We can’t say we didn’t expect it after the marginalization of Pervez Musharraf in the last Pakistani election, but the deal between Islamabad and the radical Islamists still comes as a blow to American strategic interests. The Pakistanis will retreat from the Swat region, where al-Qaeda and the Taliban have gathered, in exchange for Baitullah Mehsud’s promise to cough up foreign fighters and end suicide attacks. The Taliban will likely do neither, as ABC reports:

Pakistan’s new government has signed a peace deal with pro-Taliban militants, in what some U.S. officials call a “victory for Osama bin Laden and al Qaeda.”

Under the terms of the 15-point plan, signed Wednesday in the city of Peshawar, the Pakistani army will withdraw thousands of troops deployed to the Swat Valley region, an area where officials believe bin Laden and other al Qaeda figures could be hiding. The militants have promised to stop suicide bomb attacks and hand over any foreign militants, according to Bashir Bilour, a senior minister of Pakistan’s Northwest Frontier Province.

“While the deal sounds good, it’s likely to be implemented badly,” said Richard Clarke, an ABC News consultant and former White House counterterrorism chief. “What this means is that the United States will continue to be threatened by an al Qaeda that has a safe haven where it can attract people from around the world, be trained and equipped and sent out to the United States and other countries around the world.”

A taliban spokesman, Muslim Khan, told ABCNews.com, “We accept the writ of the state and will no longer challenge it.”

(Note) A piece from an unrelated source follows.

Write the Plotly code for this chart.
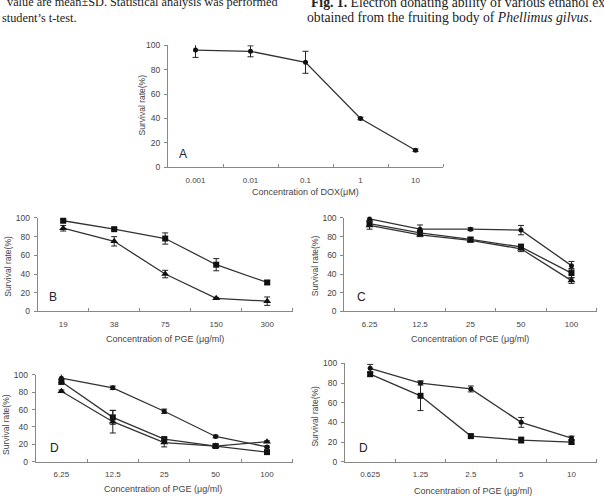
import plotly.graph_objects as go

# ---------------- data ----------------
cats_A = ["0.001", "0.01", "0.1", "1", "10"]
A_dox = [96, 95, 86, 40, 14]
A_dox_err = [6, 4.5, 9, 1, 1]

cats_B = ["19", "38", "75", "150", "300"]
B_sq = [97, 88, 78, 50, 31]
B_sq_err = [1.5, 1.5, 6, 6.5, 2]
B_tri = [89, 75, 40, 14, 11]
B_tri_err = [3, 5, 4, 1, 4.5]

cats_C = ["6.25", "12.5", "25", "50", "100"]
C_ci = [99, 88, 88, 87, 49]
C_ci_err = [2, 4.5, 1.5, 5, 4.5]
C_sq = [94, 84, 77, 69, 41]
C_sq_err = [3, 2, 2, 3, 5]
C_tri = [92, 82, 76, 67, 33]
C_tri_err = [4, 2, 2, 3, 3]

cats_D1 = ["6.25", "12.5", "25", "50", "100"]
D1_ci = [96, 85, 58, 29, 17]
D1_ci_err = [5, 2, 2.5, 1.5, 1]
D1_sq = [92, 51, 26, 18, 11]
D1_sq_err = [3, 8, 2, 1.5, 1]
D1_tri = [81, 46, 22, 18, 23]
D1_tri_err = [1.5, 13, 5, 2, 1]

cats_D2 = ["0.625", "1.25", "2.5", "5", "10"]
D2_ci = [95, 80, 74, 40, 24]
D2_ci_err = [4, 2, 3, 5, 2]
D2_sq = [89, 67, 26, 22, 20]
D2_sq_err = [2, 15, 2, 3, 2]

W, H = 604, 500
def fx(px): return px / W
def fy(py): return 1 - py / H

TXT = "#444"
LINE = "#333"
AX = "#888"
FONT = "Liberation Sans, Arial, sans-serif"

fig = go.Figure()

# panel geometry (pixel boxes) : x0, x1, y_top(100), y_bottom(0)
panels = [
    dict(name="A", cats=cats_A, box=(168, 443, 41, 165.7),
         series=[(A_dox, A_dox_err, "circle", 5)],
         xtitle="Concentration of DOX(\u03bcM)", xt=(305, 191),
         ytitle_pos=(141.5, 102), lab=(183, 152)),
    dict(name="B", cats=cats_B, box=(37.7, 292.7, 217.3, 312.7),
         series=[(B_sq, B_sq_err, "square", 6), (B_tri, B_tri_err, "triangle-up", 7)],
         xtitle="Concentration of PGE (\u03bcg/ml)", xt=(165, 341),
         ytitle_pos=(8, 267), lab=(53, 297.7)),
    dict(name="C", cats=cats_C, box=(344.3, 596.7, 217.3, 312.7),
         series=[(C_ci, C_ci_err, "circle", 5), (C_sq, C_sq_err, "square", 6),
                 (C_tri, C_tri_err, "triangle-up", 7)],
         xtitle="Concentration of PGE (\u03bcg/ml)", xt=(470, 341),
         ytitle_pos=(315, 266.5), lab=(361.7, 297.7)),
    dict(name="D", cats=cats_D1, box=(35.7, 292.7, 377.3, 466),
         series=[(D1_ci, D1_ci_err, "circle", 5), (D1_sq, D1_sq_err, "square", 6),
                 (D1_tri, D1_tri_err, "triangle-up", 7)],
         xtitle="Concentration of PGE (\u03bcg/ml)", xt=(163, 494),
         ytitle_pos=(6.5, 428), lab=(54.3, 451.7)),
    dict(name="D", cats=cats_D2, box=(345, 596.7, 365.7, 466),
         series=[(D2_ci, D2_ci_err, "circle", 5), (D2_sq, D2_sq_err, "square", 6)],
         xtitle="Concentration of PGE (\u03bcg/ml)", xt=(473, 495.7),
         ytitle_pos=(315, 420), lab=(363, 451.7)),
]

annotations = []
layout_axes = {}
for i, p in enumerate(panels):
    idx = "" if i == 0 else str(i + 1)
    xa, ya = "x" + idx, "y" + idx
    x0, x1, yt, yb = p["box"]
    xpos = list(range(len(p["cats"])))
    for vals, errs, sym, sz in p["series"]:
        fig.add_trace(go.Scatter(
            x=xpos, y=vals, xaxis=xa, yaxis=ya, mode="lines+markers",
            line=dict(color=LINE, width=1.3),
            marker=dict(symbol=sym, size=sz, color="#111"),
            error_y=dict(type="data", array=errs, visible=True, color="#222",
                         thickness=1, width=3),
            cliponaxis=False, showlegend=False, hoverinfo="skip"))
    layout_axes["xaxis" + idx] = dict(
        domain=[fx(x0), fx(x1)], anchor=ya, range=[-0.5, len(xpos) - 0.5],
        tickmode="array", tickvals=xpos, ticktext=p["cats"], ticks="",
        showline=True, linecolor=AX, linewidth=1, showgrid=False, zeroline=False,
        tickfont=dict(family=FONT, size=8, color=TXT), ticklabelstandoff=5,
        minor=dict(tickmode="array", tickvals=[k + 0.5 for k in xpos],
                   ticks="inside", ticklen=3, tickcolor=AX, tickwidth=1, showgrid=False),
        fixedrange=True)
    layout_axes["yaxis" + idx] = dict(
        domain=[fy(yb), fy(yt)], anchor=xa, range=[0, 100], dtick=20, tick0=0,
        ticks="outside", ticklen=3, tickcolor=AX, showline=True, linecolor=AX,
        linewidth=1, showgrid=False, zeroline=False,
        tickfont=dict(family=FONT, size=8.5, color=TXT), ticklabelstandoff=2,
        fixedrange=True)
    annotations.append(dict(text=p["xtitle"], x=fx(p["xt"][0]), y=fy(p["xt"][1]),
                            xref="paper", yref="paper", showarrow=False,
                            xanchor="center", yanchor="middle",
                            font=dict(family=FONT, size=9, color=TXT)))
    annotations.append(dict(text="Survival rate(%)", x=fx(p["ytitle_pos"][0]),
                            y=fy(p["ytitle_pos"][1]), xref="paper", yref="paper",
                            showarrow=False, textangle=-90, xanchor="center",
                            yanchor="middle", font=dict(family=FONT, size=8.5, color=TXT)))
    annotations.append(dict(text=p["name"], x=fx(p["lab"][0]), y=fy(p["lab"][1]),
                            xref="paper", yref="paper", showarrow=False,
                            xanchor="center", yanchor="middle",
                            font=dict(family=FONT, size=12, color="#222")))

# surrounding page text (cropped at the top edge, as in the reference)
SERIF = "Liberation Serif, Times New Roman, serif"
page_text = [
    ("value are mean\u00b1SD. Statistical analysis was performed", 5, -3, 12.3),
    ("student\u2019s t-test.", 0, 13, 12.3),
    ("<b>Fig. 1.</b> Electron donating ability of various ethanol extracts", 309, -3, 13.7),
    ("obtained from the fruiting body of <i>Phellimus gilvus</i>.", 305, 13, 13.7),
]
for t, px, py, fs in page_text:
    annotations.append(dict(text=t, x=fx(px), y=fy(py), xref="paper", yref="paper",
                            showarrow=False, xanchor="left", yanchor="middle",
                            font=dict(family=SERIF, size=fs, color="#222")))

fig.update_layout(width=W, height=H, margin=dict(l=0, r=0, t=0, b=0),
                  paper_bgcolor="white", plot_bgcolor="white",
                  annotations=annotations, **layout_axes)

fig.write_html("out.html")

This is actually worse than the deal Musharraf cut with the radical terrorists in the Waziristans and North West Frontier Province. At that time, Musharraf held the Swat valley, a popular tourist area until Mehsud and his henchmen started squatting in the region. This essentially concedes even larger swaths of territory to the sovereignty of the terrorists, who claim to accept the writ of the government while pushing the nation’s army out of its own soil.

Under these conditions, does anyone in their right mind believe that Mehsud and his gangs will ever turn Osama bin Laden and the rest of the foreigners over to the Pakistani Army? Of course not. Mehsud continues to operate training camps in the federally-administered tribal areas (FATA) for foreigners interested in pursuing violent jihad through terrorism. Osama, Ayman al-Zawahiri, and the rest of the AQ network ensconced in Pakistan are brothers in arms to the radical Islamists, as well as potential sources for funding.

Nor can we expect that the Taliban will end their push to reclaim power in Afghanistan. This agreement allows the Taliban to secure their rear and their lines of communication through the frontier in order to increase the intensity of their missions. That will force NATO to put more combat troops into southern and eastern Afghanistan at the moment when NATO nations have begun resisting that exact move.

Pakistan just folded. They may keep their nuclear weapons safe from Islamists for the short run with this deal, but they have given the terrorists safe haven for their bases from which they will launch innumerable attacks against Afghanistan and the West.